Poder es lo que buscaron los donnadies como Adolf Eichmann. Perdido e incapaz de encontrar su sitio en la Alemania del Crack del 29, sufrió su particular catarsis cuando fue aceptado en las filas hitlerianas y se miró al espejo ya con el uniforme nazi. A partir de entonces se consideró vio como una especie de ser supremo con capacidad para crear y destruir, en una especie de paranoia o delirio que los psiquiatras sabrán explicar mejor que yo. De todo aquello dejó constancia Hannah Arendt, tras asistir en 1961 al juicio en Israel contra un Eichmann impasible ante las pruebas fotográficas de los trenes de la deportación que le fueron presentadas como prueba de sus crímenes. De ahí, el concepto de “la banalidad del mal” que sigue siendo un referente cuando nos referimos, sobre todo, a aquello que es amoral. Inolvidables las imágenes de la cara de aburrimiento e indiferencia del criminal de guerra ante las fotografías del horror.
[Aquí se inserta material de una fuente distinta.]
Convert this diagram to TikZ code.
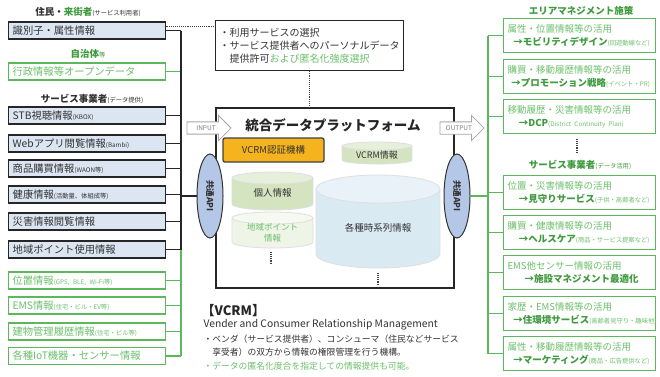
\documentclass[tikz,border=0pt]{standalone}
\usepackage{fontspec}
\setmainfont{Noto Sans CJK JP}
\usetikzlibrary{shapes.arrows,shapes.geometric}
\definecolor{lblue}{HTML}{DCE6F2}
\definecolor{gborder}{HTML}{5DB85D}
\definecolor{gtext}{HTML}{6CBF6C}
\definecolor{gdark}{HTML}{3D9B3D}
\definecolor{dtext}{HTML}{333333}
\definecolor{apiblue}{HTML}{B4C7E7}
\definecolor{vorange}{HTML}{F5B41E}
\definecolor{cgreen}{HTML}{D5E4C0}
\definecolor{cgreentop}{HTML}{E6EFDA}
\definecolor{cgreenlt}{HTML}{EEF4E6}
\definecolor{cgreenlttop}{HTML}{F5F9F0}
\definecolor{cblue}{HTML}{DAEAF3}
\definecolor{cbluetop}{HTML}{E8F2F8}
\newcommand\sm[1]{{\fontsize{6.3}{7}\selectfont #1}}
\newcommand\cyl[7]{%
  \pgfmathsetmacro\rx{(#2-#1)/2}%
  \pgfmathsetmacro\cx{(#1+#2)/2}%
  \fill[#6] (#1,#3) rectangle (#2,#4);
  \fill[#6] (\cx,#4) ellipse[x radius=\rx pt, y radius=#5 pt];
  \draw[cyledge] (#1,#3) -- (#1,#4) arc[start angle=180, end angle=360, x radius=\rx pt, y radius=#5 pt] -- (#2,#3);
  \filldraw[fill=#7, cyledge] (\cx,#3) ellipse[x radius=\rx pt, y radius=#5 pt];
}
\tikzset{
  lbox/.style={draw=black!85, line width=1.4pt, fill=lblue, minimum height=17pt,
    text width=149pt, inner xsep=4pt, inner ysep=0pt, align=left, anchor=west,
    font=\fontsize{10.3}{11}\selectfont, text=dtext},
  gbox/.style={lbox, draw=gborder, line width=1.1pt, fill=white, text=gtext},
  rbox/.style={draw=gborder, line width=1.1pt, fill=white, minimum height=34pt,
    text width=144pt, inner xsep=4pt, inner ysep=2pt, align=left, anchor=north west,
    font=\fontsize{9.5}{13.5}\selectfont, text=gtext},
  bk/.style={draw=black!85, line width=1.2pt},
  gr/.style={draw=gborder, line width=1.2pt},
  api/.style={ellipse, draw=black!80, line width=1pt, fill=apiblue, minimum width=26pt,
    minimum height=84pt, inner sep=0pt, font=\bfseries\fontsize{8.5}{9}\selectfont, text=dtext},
  blockarrow/.style={single arrow, draw=gray!70, line width=0.8pt, fill=white, minimum height=44pt,
    minimum width=25pt, single arrow head extend=4pt, inner sep=1pt,
    font=\fontsize{6.5}{7}\selectfont, text=gray},
  cyledge/.style={draw=gray!25, line width=0.8pt},
  dotline/.style={densely dotted, line width=1.1pt, draw=black!75},
  ttl/.style={font=\fontsize{9.5}{10}\selectfont, text=dtext},
  gttl/.style={font=\fontsize{9.5}{10}\selectfont, text=gdark},
  vtext/.style={anchor=west, font=\fontsize{8.8}{10}\selectfont, text=dtext},
}
\begin{document}
\begin{tikzpicture}[x=1pt,y=-1pt]
\fill[white] (0,0) rectangle (660,376);
\useasboundingbox (0,0) rectangle (660,376);

% ---------- left column ----------
\node[ttl] (t1) at (88,12) {\bfseries 住民・\textcolor{gdark}{来街者}\mdseries\sm{(サービス利用者)}};
\node[lbox] (b1) at (8,30.5) {識別子・属性情報};
\node[gttl] (t2) at (88,54) {\bfseries 自治体\mdseries\sm{等}};
\node[gbox] (g1) at (8,71.5) {行政情報等オープンデータ};
\node[ttl] (t3) at (92,99) {\bfseries サービス事業者\mdseries\sm{(データ提供)}};
\node[lbox] (b2) at (8,115.5) {STB視聴情報\sm{(KBOX)}};
\node[lbox] (b3) at (8,143.5) {Webアプリ閲覧情報\sm{(Bambi)}};
\node[lbox] (b4) at (8,168.5) {商品購買情報\sm{(WAON等)}};
\node[lbox] (b5) at (8,194.5) {健康情報\sm{(活動量、体組成等)}};
\node[lbox] (b6) at (8,221.5) {災害情報閲覧情報};
\node[lbox] (b7) at (8,249.5) {地域ポイント使用情報};
\node[gbox] (g2) at (8,280.5) {位置情報\sm{(GPS, BLE, Wi-Fi等)}};
\node[gbox] (g3) at (8,305.5) {EMS情報\sm{(住宅・ビル・EV等)}};
\node[gbox] (g4) at (8,331.5) {建物管理履歴情報\sm{(住宅・ビル等)}};
\node[gbox] (g5) at (8,356) {各種IoT機器・センサー情報};

\coordinate (lb) at (181,0);
\foreach \n in {b1,b2,b3,b4,b5,b6,b7} \draw[bk] (\n.east) -- (\n.east -| lb);
\foreach \n in {g1,g2,g3,g4,g5} \draw[gr] (\n.east) -- (\n.east -| lb);
\draw[bk] (b1.east -| lb) -- (b7.east -| lb);
\draw[gr] (b7.east -| lb) -- (g5.east -| lb);

% ---------- top selection box ----------
\node[draw=black!85, line width=1.2pt, anchor=north west, text width=180pt, inner xsep=4pt,
  inner ysep=3pt, align=left, minimum height=50pt, font=\fontsize{10}{12.8}\selectfont, text=dtext]
  (sel) at (215,20) {・利用サービスの選択\\・サービス提供者へのパーソナルデータ\\\hspace*{1em}提供許可\textcolor{gtext}{および匿名化強度選択}};
\draw[dotline] ([yshift=4pt]b1.east) -- ([yshift=4pt]b1.east -| sel.west);

% ---------- platform ----------
\node[draw=black!85, line width=1.8pt, minimum width=238pt, minimum height=180pt, anchor=north west, inner sep=0pt]
  (plat) at (215,107) {};
\draw[dotline] (sel.south) -- (sel.south |- plat.north);
\node[font=\bfseries\fontsize{13.5}{14}\selectfont, text=black!85] (ptitle) at (333,125) {統合データプラットフォーム};

\node[draw=black!75, line width=1.3pt, fill=vorange, rounded corners=2pt, minimum width=101pt,
  minimum height=24pt, font=\fontsize{9.5}{10}\selectfont, text=dtext] (auth) at (273.5,150) {VCRM認証機構};

\cyl{342}{412}{146}{160}{4}{cgreen}{cgreentop}
\node[font=\fontsize{9}{10}\selectfont, text=dtext] (vinfo) at (377,155) {VCRM情報};
\cyl{232}{313}{178}{204}{6}{cgreen}{cgreentop}
\node[font=\fontsize{9.5}{10}\selectfont, text=dtext] (kojin) at (272.5,193) {個人情報};
\cyl{232}{313}{218}{242}{6}{cgreenlt}{cgreenlttop}
\node[font=\fontsize{8.5}{11}\selectfont, text=gtext, align=center] (chiiki) at (272.5,233) {地域ポイント\\情報};
\cyl{316}{440}{189}{254}{14}{cblue}{cbluetop}
\node[font=\fontsize{9.5}{10}\selectfont, text=dtext] (jikei) at (378,228) {各種時系列情報};
\draw[dotline] (271,252) -- (271,263);
\draw[dotline] (378,273) -- (378,284);

\node[blockarrow] (inp) at (206,128) {INPUT};
\node[blockarrow] (outp) at (459,128) {OUTPUT};

\node[api] (apil) at (210,196) {\rotatebox{-90}{共通API}};
\node[api] (apir) at (457,196) {\rotatebox{-90}{共通API}};
\draw[bk] (apil.west -| lb) -- (apil.west);

% ---------- right column ----------
\node[gttl] (rt1) at (581,11) {\bfseries エリアマネジメント施策};
\node[rbox] (r1) at (503,18) {属性・位置情報等の活用\\\hspace*{0.6em}{\bfseries\color{gdark}→モビリティデザイン}\sm{(回遊動線など)}};
\node[rbox] (r2) at (503,59) {購買・移動履歴情報等の活用\\\hspace*{0.4em}{\bfseries\color{gdark}→プロモーション戦略}\sm{(イベント・PR)}};
\node[rbox] (r3) at (503,99) {移動履歴・災害情報等の活用\\\hspace*{1.2em}{\bfseries\color{gdark}→DCP}\sm{(District Continuity Plan)}};
\draw[dotline] (577,139) -- (577,152);
\node[gttl] (rt2) at (580,165) {\bfseries サービス事業者\mdseries\sm{(データ活用)}};
\node[rbox] (r4) at (503,175) {位置・災害情報等の活用\\\hspace*{1.2em}{\bfseries\color{gdark}→見守りサービス}\sm{(子供・高齢者など)}};
\node[rbox] (r5) at (503,215) {購買・健康情報等の活用\\\hspace*{1.2em}{\bfseries\color{gdark}→ヘルスケア}\sm{(商品・サービス提案など)}};
\node[rbox] (r6) at (503,255) {EMS他センサー情報の活用\\\hspace*{1.8em}{\bfseries\color{gdark}→施設マネジメント最適化}};
\node[rbox] (r7) at (503,296) {家歴・EMS情報等の活用\\\hspace*{0.6em}{\bfseries\color{gdark}→住環境サービス}\sm{(高齢者見守り・趣味他)}};
\node[rbox] (r8) at (503,336) {属性・移動履歴情報等の活用\\\hspace*{0.6em}{\bfseries\color{gdark}→マーケティング}\sm{(商品・広告提供など)}};

\coordinate (rb) at (488,0);
\foreach \n in {r1,r2,r3,r4,r5,r6,r7,r8} \draw[gr] (\n.west) -- (\n.west -| rb);
\draw[gr] (r1.west -| rb) -- (r8.west -| rb);
\draw[gr] (apir.east) -- (apir.east -| rb);

% ---------- VCRM note ----------
\node[anchor=west, font=\bfseries\fontsize{13}{13}\selectfont, text=black!85] (vt) at (198,311) {【VCRM】};
\node[vtext, font=\fontsize{10.3}{11}\selectfont] (v1) at (200,325) {Vender and Consumer Relationship Management};
\node[vtext] (v2) at (200,339) {・ベンダ（サービス提供者）、コンシューマ（住民などサービス};
\node[vtext] (v3) at (200,352.5) {\hspace*{1em}享受者）の双方から情報の権限管理を行う機構。};
\node[vtext, text=gtext] (v4) at (200,366.5) {・データの匿名化度合を指定しての情報提供も可能。};
\end{tikzpicture}
\end{document}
Y así se mantuvo en sus trece hasta el momento de su ejecución, no sé si por aquello de que un mediocre no se recupera nunca de un éxito, o por una falta total de consciencia o de capacidad de discernir entre el bien y del mal.

El problema es que en España llueve sobre mojado. Si en Europa existe consenso sobre el nazismo y el fascismo, que al fin y al cabo perdieron la guerra, (en esto nos llevan ventaja), en España asistimos a un fuerte empuje de la derecha dura y rancia sin que en todos estos años se haya producido ese consenso referido al franquismo como ha ocurrido en el resto de Europa. Al fin y al cabo, Franco ganó la guerra, aunque fuera con la ayuda pasiva de los gobiernos de las grandes democracias europeas de entonces, una responsabilidad nunca asumida. Y en estas estamos cuando aparecen unas medallas en Dénia, un hecho totalmente circunstancial, tras la muerte abintestato de una mujer alemana de aquel régimen nazi condecorada también, según se desprende de lo publicado, por el franquismo.

El improbable éxito que representaría que nadie pujara por ellas, nos lleva a preguntarnos si esa subasta no debería ser reconsiderada por mucho que la ley así lo prevea en estos casos. Porque me parece de mayor sensatez y honestidad política, apostar porque queden expuestas en un lugar adecuado como símbolo de la ostentación de una locura que sumió a Europa occidental en el medio siglo más violento de su historia. Y también de lo más bajo del ser humano que, en este caso, encontró refugio y cobijo a su vez entre lo más bajo que quedó en la Europa de posguerra, la España de Franco.